MATERIAL PROVIDED:
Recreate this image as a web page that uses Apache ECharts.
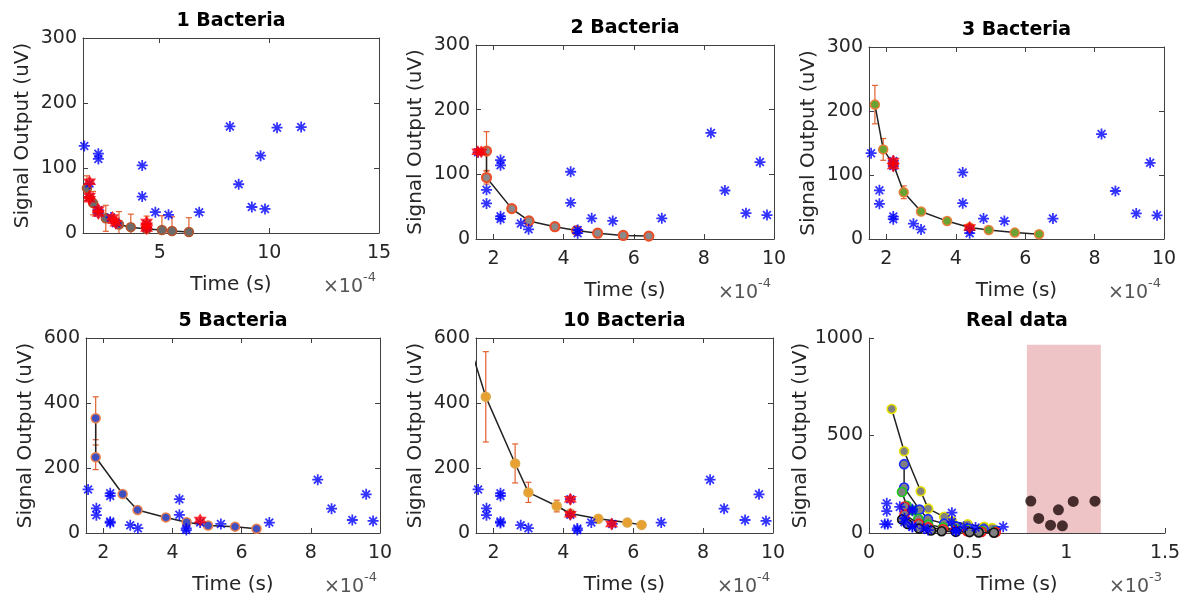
<!DOCTYPE html>
<html><head><meta charset="utf-8">
<script src="https://cdn.jsdelivr.net/npm/echarts@6/dist/echarts.min.js"></script>
<style>html,body{margin:0;padding:0;background:#fff}#c{width:1187px;height:603px}</style>
</head><body><div id="c"></div>
<script>
// ---------- DATA (time in 1e-4 s, signal in uV) ----------
const starTime   = [1.56, 1.8, 1.8, 2.2, 2.2, 2.2, 2.2, 2.78, 3.0, 4.2, 4.2, 4.4, 4.4, 4.8, 5.4, 6.8, 8.2, 8.6, 9.2, 9.6, 9.8, 10.35, 11.45];
const starSignal = [134, 76, 55, 122, 114, 35, 31, 24, 15, 104, 56, 14, 9, 32, 28, 32, 164, 75, 40, 119, 37, 162, 163];

const b1Time   = [1.68, 1.96, 2.54, 3.14, 3.68, 4.4, 5.1, 5.56, 6.33];
const b1Signal = [69, 46, 22.6, 13, 9, 6, 4.6, 3, 1.5];
const b1Err    = [19, 18, 20, 20, 20, 20, 22, 22, 22];
const b1RedTime   = [1.8, 1.8, 1.8, 2.2, 2.2, 2.85, 2.9, 3.0, 4.4, 4.4, 4.4];
const b1RedSignal = [79, 57, 52, 36, 30, 24, 19, 15, 17, 11, 7];

const b2Time   = [1.8, 1.8, 2.52, 3.01, 3.75, 4.37, 4.97, 5.7, 6.43];
const b2Signal = [136, 95, 47, 28, 19, 13, 9, 5.5, 4.5];
const b2Err    = [30, 10, 2, 2, 2, 2, 1, 1, 1];
const b2RedTime   = [1.55, 1.65];
const b2RedSignal = [135, 135];

const b3Time   = [1.67, 1.91, 2.2, 2.5, 3.0, 3.75, 4.4, 4.95, 5.7, 6.4];
const b3Signal = [210, 140, 117, 73, 43, 28, 18, 14, 10, 7.5];
const b3Err    = [30, 17, 5, 10, 3, 2, 2, 1, 1, 1];
const b3RedTime   = [2.2, 2.2, 4.4];
const b3RedSignal = [122, 114, 18];

const b5Time   = [1.78, 1.78, 2.56, 2.99, 3.81, 4.41, 5.03, 5.81, 6.43];
const b5Signal = [353, 233, 120, 71, 48, 33, 23, 19.5, 13];
const b5Err    = [66, 38, 5, 5, 3, 3, 2, 2, 2];
const b5RedTime   = [4.8];
const b5RedSignal = [40];

const b10Time   = [1.15, 1.78, 2.62, 3.0, 3.81, 4.2, 5.0, 5.83, 6.24];
const b10Signal = [636, 419, 214, 125, 83, 60, 44, 32, 25];
const b10Err    = [0, 139, 60, 31, 18, 3, 3, 2, 2];
const b10RedTime   = [4.2, 4.2, 5.38];
const b10RedSignal = [104, 58, 28];

// real data panel (time in 1e-3 s)
const realExtraStarTime   = [0.08, 0.09, 0.09, 0.095];
const realExtraStarSignal = [46, 152, 112, 46];
const shadeStart = 0.8, shadeEnd = 1.175, shadeTop = 965;

const xTicksWide = [5, 10, 15];
const xTicksNarrow = [2, 4, 6, 8, 10];

// ---------- STYLE ----------
const FONT = 'DejaVu Sans';
const AX = '#404040', TXT = '#262626';
const ERR = '#E2602E';
const STAR = 'path://M-5,-0.8L5,-0.8L5,0.8L-5,0.8Z M-0.8,-5L0.8,-5L0.8,5L-0.8,5Z M-2.97,-4.1L4.1,2.97L2.97,4.1L-4.1,-2.97Z M4.1,-2.97L-2.97,4.1L-4.1,2.97L2.97,-4.1Z';
const HEX = 'path://M0,-5L1.445,-2.5L4.33,-2.5L2.89,0L4.33,2.5L1.445,2.5L0,5L-1.445,2.5L-4.33,2.5L-2.89,0L-4.33,-2.5L-1.445,-2.5Z';

const grids = [], xAxes = [], yAxes = [], series = [], graphics = [];
const zip = (a, b, f) => a.map((t, i) => [f ? f(t) : t, b[i]]);
const plain = v => String(v);

function axisCommon(gi, min, max) {
  return { type: 'value', gridIndex: gi, min: min, max: max, splitLine: { show: false },
    axisLine: { show: true, onZero: false, lineStyle: { color: AX, width: 1 } } };
}

function addPanel(p) {
  const gi = grids.length;
  const [L, T, W, H] = p.box;
  grids.push({ left: L, top: T, width: W, height: H, containLabel: false, outerBoundsMode: 'none' });
  const xi = xAxes.length;
  xAxes.push(Object.assign(axisCommon(gi, p.xMin, p.xMax), {
    position: 'bottom', interval: p.xInterval,
    axisTick: Object.assign({ inside: true, length: 5, lineStyle: { color: AX } }, p.xTicks ? { customValues: p.xTicks } : {}),
    axisLabel: Object.assign({ fontFamily: FONT, fontSize: 19, color: TXT, margin: 11, formatter: plain }, p.xTicks ? { customValues: p.xTicks } : {}),
    name: 'Time (s)', nameLocation: 'middle', nameGap: 42,
    nameTextStyle: { fontFamily: FONT, fontSize: 20, color: TXT }
  }));
  const yi = yAxes.length;
  yAxes.push(Object.assign(axisCommon(gi, 0, p.yMax), {
    position: 'left', interval: p.yInterval,
    axisTick: { inside: true, length: 5, lineStyle: { color: AX } },
    axisLabel: { fontFamily: FONT, fontSize: 19, color: TXT, margin: 6, formatter: plain },
    name: 'Signal Output (uV)', nameLocation: 'middle', nameGap: 50, nameRotate: 90,
    nameTextStyle: { fontFamily: FONT, fontSize: 20, color: TXT }
  }));
  if (p.boxOn) {
    xAxes.push(Object.assign(axisCommon(gi, p.xMin, p.xMax), {
      position: 'top', interval: p.xInterval,
      axisTick: Object.assign({ inside: true, length: 5, lineStyle: { color: AX } }, p.xTicks ? { customValues: p.xTicks } : {}),
      axisLabel: Object.assign({ show: false }, p.xTicks ? { customValues: p.xTicks } : {})
    }));
    yAxes.push(Object.assign(axisCommon(gi, 0, p.yMax), {
      position: 'right', interval: p.yInterval,
      axisTick: { inside: true, length: 5, lineStyle: { color: AX } },
      axisLabel: { show: false }
    }));
  }
  graphics.push({ type: 'text', z: 100, style: { text: p.title, x: L + W / 2, y: T - 17, align: 'center', verticalAlign: 'middle',
    fontFamily: FONT, fontWeight: 'bold', fontSize: 19, fill: '#000' } });
  graphics.push({ type: 'text', z: 100, style: { text: '\u00d710', x: L + W - 16, y: T + H + 54, align: 'right', verticalAlign: 'middle',
    fontFamily: FONT, fontSize: 19, fill: '#555' } });
  graphics.push({ type: 'text', z: 100, style: { text: p.exp, x: L + W - 16, y: T + H + 45, align: 'left', verticalAlign: 'middle',
    fontFamily: FONT, fontSize: 13, fill: '#555' } });
  return { xi, yi };
}

function errorSeries(ax, t, s, e) {
  return {
    type: 'custom', xAxisIndex: ax.xi, yAxisIndex: ax.yi, z: 2, silent: true,
    data: t.map((x, i) => [x, s[i] - e[i], s[i] + e[i]]),
    encode: { x: 0, y: [1, 2] },
    renderItem: (params, api) => {
      const cs = params.coordSys;
      const x = api.value(0);
      const ph = api.coord([x, api.value(2)]), pl = api.coord([x, api.value(1)]);
      if (ph[0] < cs.x || ph[0] > cs.x + cs.width) return;
      const top = cs.y, bot = cs.y + cs.height;
      const y1 = Math.max(top, Math.min(bot, ph[1])), y2 = Math.max(top, Math.min(bot, pl[1]));
      const st = { stroke: ERR, lineWidth: 1.2 };
      const ch = [{ type: 'line', shape: { x1: ph[0], y1: y1, x2: ph[0], y2: y2 }, style: st }];
      if (ph[1] >= top && ph[1] <= bot) ch.push({ type: 'line', shape: { x1: ph[0] - 3, y1: ph[1], x2: ph[0] + 3, y2: ph[1] }, style: st });
      if (pl[1] >= top && pl[1] <= bot) ch.push({ type: 'line', shape: { x1: pl[0] - 3, y1: pl[1], x2: pl[0] + 3, y2: pl[1] }, style: st });
      return { type: 'group', children: ch };
    }
  };
}
function lineSeries(ax, data, fill, border, bw, z) {
  return { type: 'line', xAxisIndex: ax.xi, yAxisIndex: ax.yi, data: data, clip: true, z: z || 3,
    symbol: 'circle', symbolSize: 9, showAllSymbol: true, animation: false,
    lineStyle: { color: '#222', width: 1.5 },
    itemStyle: { color: fill, borderColor: border, borderWidth: bw } };
}
function starSeries(ax, data) {
  return { type: 'scatter', xAxisIndex: ax.xi, yAxisIndex: ax.yi, data: data, clip: true, z: 4,
    symbol: STAR, symbolSize: 11, itemStyle: { color: '#0000ff' } };
}
function redSeries(ax, data) {
  return { type: 'scatter', xAxisIndex: ax.xi, yAxisIndex: ax.yi, data: data, clip: true, z: 5,
    symbol: HEX, symbolSize: 13, itemStyle: { color: '#ff0000' } };
}

const stars = zip(starTime, starSignal);
const panels = [
  { title: '1 Bacteria', box: [83, 38, 296, 195], xMin: 1.5, xMax: 15, xTicks: xTicksWide, yMax: 300, yInterval: 100, exp: '-4',
    t: b1Time, s: b1Signal, e: b1Err, rt: b1RedTime, rs: b1RedSignal, fill: '#6b6b6b', border: '#b5532c', bw: 1.5 },
  { title: '2 Bacteria', box: [476, 45, 298, 194], xMin: 1.5, xMax: 10, xTicks: xTicksNarrow, yMax: 300, yInterval: 100, exp: '-4',
    t: b2Time, s: b2Signal, e: b2Err, rt: b2RedTime, rs: b2RedSignal, fill: '#8a8a8a', border: '#E8502A', bw: 2.2 },
  { title: '3 Bacteria', box: [869, 47, 295, 192], xMin: 1.5, xMax: 10, xTicks: xTicksNarrow, yMax: 300, yInterval: 100, exp: '-4',
    t: b3Time, s: b3Signal, e: b3Err, rt: b3RedTime, rs: b3RedSignal, fill: '#6aa233', border: '#E8803A', bw: 1.5 },
  { title: '5 Bacteria', box: [86, 338, 294, 195], xMin: 1.5, xMax: 10, xTicks: xTicksNarrow, yMax: 600, yInterval: 200, exp: '-4',
    t: b5Time, s: b5Signal, e: b5Err, rt: b5RedTime, rs: b5RedSignal, fill: '#3f4fc0', border: '#E88050', bw: 1.5 },
  { title: '10 Bacteria', box: [476, 338, 297, 195], xMin: 1.5, xMax: 10, xTicks: xTicksNarrow, yMax: 600, yInterval: 200, exp: '-4',
    t: b10Time, s: b10Signal, e: b10Err, rt: b10RedTime, rs: b10RedSignal, fill: '#E8A030', border: '#E0A848', bw: 1.5 }
];
panels.forEach(p => {
  p.boxOn = true;
  const ax = addPanel(p);
  series.push(errorSeries(ax, p.t, p.s, p.e));
  series.push(lineSeries(ax, zip(p.t, p.s), p.fill, p.border, p.bw));
  series.push(starSeries(ax, stars));
  series.push(redSeries(ax, zip(p.rt, p.rs)));
});

// real data panel
const axR = addPanel({ title: 'Real data', box: [869, 338, 296, 195], xMin: 0, xMax: 1.5, xInterval: 0.5, yMax: 1000, yInterval: 500, exp: '-3', boxOn: false });
const toMs = t => t / 10;
const realSets = [
  [b10Time, b10Signal, '#e6e000'],
  [b5Time, b5Signal, '#1a2cff'],
  [b3Time, b3Signal, '#18c818'],
  [b2Time, b2Signal, '#ff1a1a'],
  [b1Time, b1Signal, '#111111']
];
realSets.forEach((r, k) => series.push(lineSeries(axR, zip(r[0], r[1], toMs), '#808080', r[2], 1.6, 3 + k * 0.01)));
const realStars = zip(starTime, starSignal, toMs).filter(d => d[0] < shadeStart).concat(zip(realExtraStarTime, realExtraStarSignal));
series.push(starSeries(axR, realStars));
series.push({ type: 'scatter', xAxisIndex: axR.xi, yAxisIndex: axR.yi, z: 4, symbol: 'circle', symbolSize: 11,
  data: zip(starTime, starSignal, toMs).filter(d => d[0] >= shadeStart), itemStyle: { color: '#1c0606' },
  markArea: { silent: true, itemStyle: { color: '#EFC4C6', opacity: 1 }, data: [[{ coord: [shadeStart, 0] }, { coord: [shadeEnd, shadeTop] }]] } });

const chart = echarts.init(document.getElementById('c'), null, { renderer: 'canvas' });
chart.setOption({ animation: false, backgroundColor: '#fff', grid: grids, xAxis: xAxes, yAxis: yAxes, series: series, graphic: graphics });
</script></body></html>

DO THIS: Pictures stay out. Print the data exactly, from its first line through the line containing "17, 11, 7];".

RESPONSE FOR THIS EXERCISE:
Recreate this image as a web page that uses Apache ECharts.
<!DOCTYPE html>
<html><head><meta charset="utf-8">
<script src="https://cdn.jsdelivr.net/npm/echarts@6/dist/echarts.min.js"></script>
<style>html,body{margin:0;padding:0;background:#fff}#c{width:1187px;height:603px}</style>
</head><body><div id="c"></div>
<script>
// ---------- DATA (time in 1e-4 s, signal in uV) ----------
const starTime   = [1.56, 1.8, 1.8, 2.2, 2.2, 2.2, 2.2, 2.78, 3.0, 4.2, 4.2, 4.4, 4.4, 4.8, 5.4, 6.8, 8.2, 8.6, 9.2, 9.6, 9.8, 10.35, 11.45];
const starSignal = [134, 76, 55, 122, 114, 35, 31, 24, 15, 104, 56, 14, 9, 32, 28, 32, 164, 75, 40, 119, 37, 162, 163];

const b1Time   = [1.68, 1.96, 2.54, 3.14, 3.68, 4.4, 5.1, 5.56, 6.33];
const b1Signal = [69, 46, 22.6, 13, 9, 6, 4.6, 3, 1.5];
const b1Err    = [19, 18, 20, 20, 20, 20, 22, 22, 22];
const b1RedTime   = [1.8, 1.8, 1.8, 2.2, 2.2, 2.85, 2.9, 3.0, 4.4, 4.4, 4.4];
const b1RedSignal = [79, 57, 52, 36, 30, 24, 19, 15, 17, 11, 7];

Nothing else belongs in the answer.